Extract the lines of the material below, beginning with the first and ending with the line that holds "import plotly.graph_objects as go". Skip every picture.

§ **GIVEN MATERIAL**
- - -

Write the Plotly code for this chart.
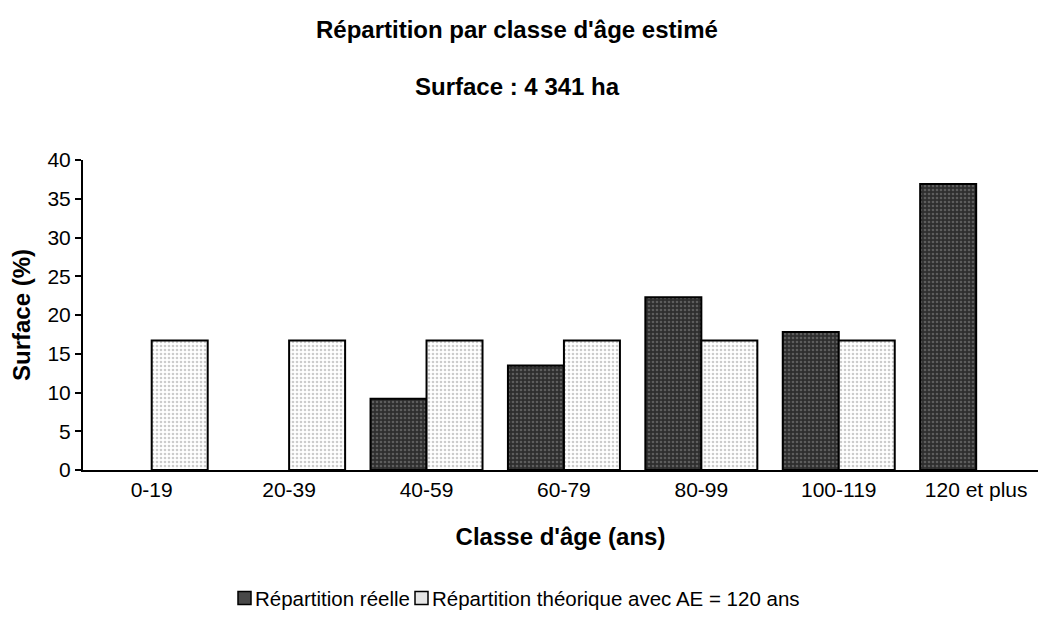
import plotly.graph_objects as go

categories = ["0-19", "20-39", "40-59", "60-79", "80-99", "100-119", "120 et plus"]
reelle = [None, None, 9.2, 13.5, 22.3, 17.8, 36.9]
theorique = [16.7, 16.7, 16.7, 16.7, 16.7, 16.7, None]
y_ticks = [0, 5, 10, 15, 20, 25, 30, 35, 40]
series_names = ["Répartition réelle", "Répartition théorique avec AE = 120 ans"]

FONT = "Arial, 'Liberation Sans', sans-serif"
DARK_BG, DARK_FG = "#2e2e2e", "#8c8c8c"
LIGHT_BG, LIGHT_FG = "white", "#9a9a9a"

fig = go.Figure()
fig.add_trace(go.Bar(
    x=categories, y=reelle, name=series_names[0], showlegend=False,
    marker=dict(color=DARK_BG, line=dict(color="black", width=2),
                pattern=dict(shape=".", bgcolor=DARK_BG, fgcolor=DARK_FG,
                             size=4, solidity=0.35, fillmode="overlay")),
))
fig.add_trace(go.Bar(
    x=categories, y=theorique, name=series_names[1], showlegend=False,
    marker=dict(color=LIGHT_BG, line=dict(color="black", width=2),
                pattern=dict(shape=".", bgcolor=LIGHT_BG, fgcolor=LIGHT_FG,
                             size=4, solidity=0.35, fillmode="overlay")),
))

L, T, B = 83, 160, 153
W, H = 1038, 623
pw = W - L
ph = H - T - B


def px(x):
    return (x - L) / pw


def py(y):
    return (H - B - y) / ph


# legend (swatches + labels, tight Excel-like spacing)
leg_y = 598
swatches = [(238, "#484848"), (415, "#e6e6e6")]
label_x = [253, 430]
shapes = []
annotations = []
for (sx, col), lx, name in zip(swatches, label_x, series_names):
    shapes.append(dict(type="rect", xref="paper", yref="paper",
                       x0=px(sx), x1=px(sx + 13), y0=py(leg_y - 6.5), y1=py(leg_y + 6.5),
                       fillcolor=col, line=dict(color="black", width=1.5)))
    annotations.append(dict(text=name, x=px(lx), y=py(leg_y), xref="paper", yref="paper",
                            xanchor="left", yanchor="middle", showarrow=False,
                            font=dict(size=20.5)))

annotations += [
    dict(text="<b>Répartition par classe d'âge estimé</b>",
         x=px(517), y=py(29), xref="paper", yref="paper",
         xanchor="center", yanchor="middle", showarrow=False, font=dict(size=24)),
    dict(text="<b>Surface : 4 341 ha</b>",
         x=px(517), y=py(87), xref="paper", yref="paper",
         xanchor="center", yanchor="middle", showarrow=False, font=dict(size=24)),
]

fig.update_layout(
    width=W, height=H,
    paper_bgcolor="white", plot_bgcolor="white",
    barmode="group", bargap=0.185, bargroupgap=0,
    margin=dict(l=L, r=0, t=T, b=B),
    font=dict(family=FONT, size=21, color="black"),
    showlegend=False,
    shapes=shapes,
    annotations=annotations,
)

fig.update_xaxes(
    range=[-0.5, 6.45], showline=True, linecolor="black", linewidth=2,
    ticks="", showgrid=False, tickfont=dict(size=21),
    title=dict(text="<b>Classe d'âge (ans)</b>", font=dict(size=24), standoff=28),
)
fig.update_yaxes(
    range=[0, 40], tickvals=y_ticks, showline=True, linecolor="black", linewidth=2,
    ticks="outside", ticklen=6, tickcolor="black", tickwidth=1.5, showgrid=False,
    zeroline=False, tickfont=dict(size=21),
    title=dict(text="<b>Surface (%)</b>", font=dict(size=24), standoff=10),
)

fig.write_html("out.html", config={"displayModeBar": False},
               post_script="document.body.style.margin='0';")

- - -

§ **SOLUTION TO THIS EXERCISE**
Write the Plotly code for this chart.
import plotly.graph_objects as go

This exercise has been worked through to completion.